American-born singer (born 1953)

Kathie Sullivan (born May 31, 1953) is an American-born singer who appeared on television's The Lawrence Welk Show from 1976 to 1982.

==Biography==

===Early years===
Born in Oshkosh, Wisconsin, Sullivan began singing in church and later at George Nelson Tremper High School in Kenosha, Wisconsin where she sang in the choir and also played cello in the orchestra.

===Musical career===
She was discovered by Lawrence Welk while attending the University of Wisconsin–Madison, where she was the local Miss Champagne Lady in a show that went on the road. She was hired by Welk in 1976 just 9 credits short of finishing her Bachelor’s Degree, which she ultimately completed as an adult while raising her family. On the Welk Show she sang numerous solos, and often was paired with Dick Dale in various numbers.

As a Christian music artist, she released several Gospel music albums and has performed for charitable originations as World Vision. Kathie also performed in a one-woman show as Jane Long around her home in Dallas, Texas.
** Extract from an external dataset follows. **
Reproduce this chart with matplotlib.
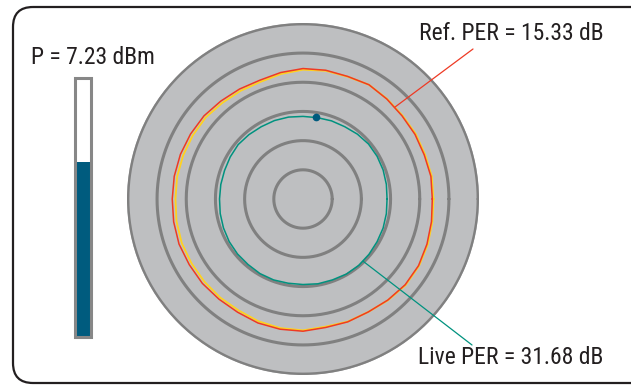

Today, she continues to perform, mostly at retirement communities for seniors, and has hosted wraparounds for Welk repeats aired on PBS.

===Personal life===
Once believed to be romantically involved with Andy Kaufman, with whom she appeared on a 1981 episode of Fridays (the incident was a hoax), she married her high school boyfriend Hugh Tollack in 1986 and is the mother of two daughters.